Can I take a second to tell you how much I love boiled icing?  Yes, it’s little more than sugar, egg whites, and vanilla. But what happens to those ingredients when visited upon by the right amount of heat and beating is one my favorite transformations.  The slithery egg white and grainy sugar suddenly is the lightest, fluffiest, and most easily spreadable (!) frosting I know.


Seafoam frosting? Well, that’s just a boiled icing made with brown sugar.  In my book, brown sugar is always good.  In boiled icing, it adds a depth of flavor that many people will appreciate (apparently everyone doesn’t share my appreciation for the subtle pleasures of sugar).

Back to the cake.  You’ve got your three layers, filled with prune purée.  Now you spread the first one with the seafoam frosting.  Put the second two-layer cake on top. Spread more seafoam frosting.  Finally, put the last two-layer cake on top and frost the whole extravaganza.

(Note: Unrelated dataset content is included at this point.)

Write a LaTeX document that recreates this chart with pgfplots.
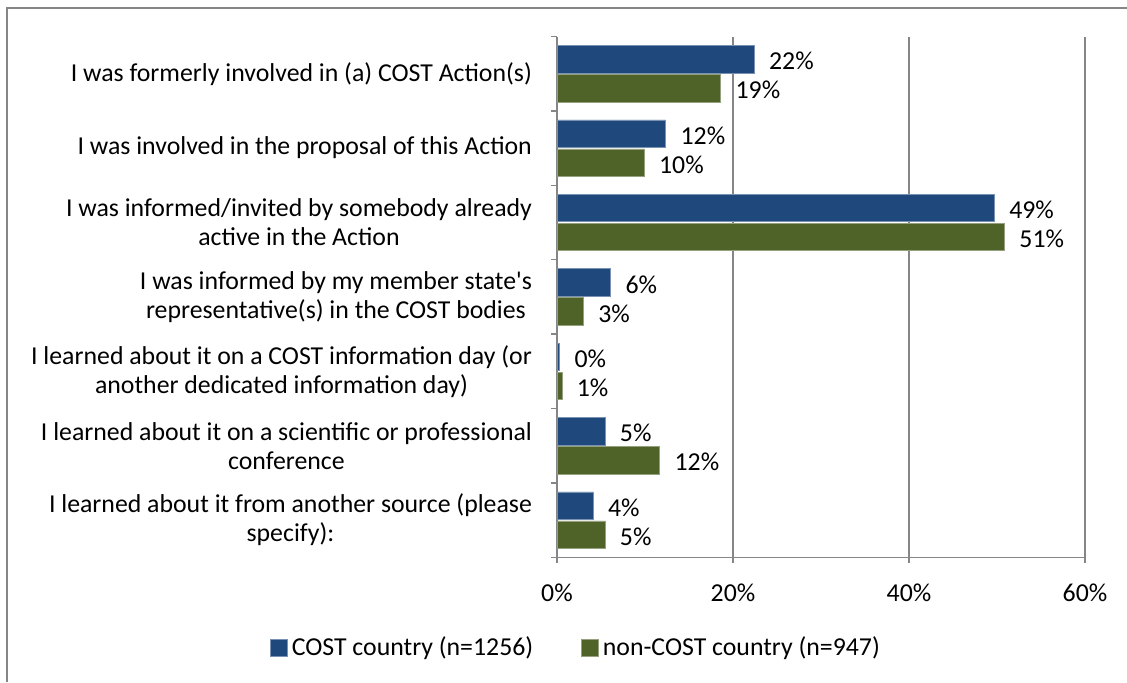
\documentclass[border=0pt]{standalone}
\usepackage{fontspec}
\setmainfont{Carlito}
\usepackage{pgfplots}
\pgfplotsset{compat=1.18}
\definecolor{costblue}{HTML}{1F497D}
\definecolor{costgreen}{HTML}{4F6228}
\definecolor{axgray}{HTML}{868686}

\begin{document}
\begin{tikzpicture}[font=\fontsize{12.9}{14.5}\selectfont]
\useasboundingbox (0,0) rectangle (563.5pt,341pt);
\draw[axgray, line width=1pt] (3.5pt,0) -- (3.5pt,337pt) -- (563.5pt,337pt);
\begin{axis}[
    at={(278.5pt,62.35pt)}, anchor=south west,
    scale only axis, width=264pt, height=260.4pt,
    xbar, bar width=0.37,
    xmin=0, xmax=60, ymin=-0.5, ymax=6.5,
    axis x line*=bottom, axis y line*=left,
    axis line style={axgray, line width=0.75pt},
    xtick={0,20,40,60}, xticklabels={0\%,20\%,40\%,60\%},
    xmajorgrids, grid style={axgray, line width=0.75pt},
    x tick style={axgray, line width=0.75pt},
    xticklabel style={yshift=-7pt},
    ytick={0,...,6},
    yticklabels={
        {I learned about it from another source (please\\specify):},
        {I learned about it on a scientific or professional\\conference},
        {I learned about it on a COST information day (or\\another dedicated information day)},
        {I was informed by my member state\textquotesingle s\\representative(s) in the COST bodies},
        {I was informed/invited by somebody already\\active in the Action},
        {I was involved in the proposal of this Action},
        {I was formerly involved in (a) COST Action(s)}},
    yticklabel style={align=center, xshift=-6pt},
    minor ytick={-0.5,0.5,...,6.5},
    major y tick style={draw=none},
    minor y tick style={axgray, line width=0.75pt},
    tick align=outside, major tick length=3pt, minor tick length=3pt,
    point meta=explicit symbolic,
    nodes near coords={\pgfplotspointmeta\%},
    every node near coord/.append style={anchor=west, xshift=4pt, yshift=-1pt, text=black},
    legend style={at={(0.038,-0.174)}, anchor=center, draw=none, legend columns=2,
        /tikz/every even column/.append style={column sep=22pt}},
    legend image code/.code={\fill[#1] (0pt,-4.25pt) rectangle (8.5pt,4.25pt);},
]
\addplot[fill=costblue, draw=costblue!60!white, line width=0.3pt, bar shift=0.195]
    coordinates {(22.4,6)[22] (12.35,5)[12] (49.7,4)[49] (6.1,3)[6]
                 (0.3,2)[0] (5.45,1)[5] (4.1,0)[4]};
\addlegendentry{COST country (n=1256)}
\addplot[fill=costgreen, draw=costgreen!60!white, line width=0.3pt, bar shift=-0.195]
    coordinates {(18.6,6)[19] (9.9,5)[10] (50.85,4)[51] (3.0,3)[3]
                 (0.55,2)[1] (11.67,1)[12] (5.45,0)[5]};
\addlegendentry{non-COST country (n=947)}
\end{axis}
\end{tikzpicture}
\end{document}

It’s kind of complex.  Here’s a little diagram, so you can appreciate all those alternating layers, flavors of banana, walnut, prune, seafoam; textures of crumb, crunch, stickiness, and fluffiness.

Banana cake diagram
The beautiful thing about a cake like this is it actually improves over a couple of days.  The flavors start to soften and meld, the seafoam frosting begins to have a subtle crunch, one I always associate with walking on frozen snow.

Banana Cake close up
Like I said, the recipe for this cake (and many other temptations) can be found in Flo Braker’s book, Baking for All Occasions.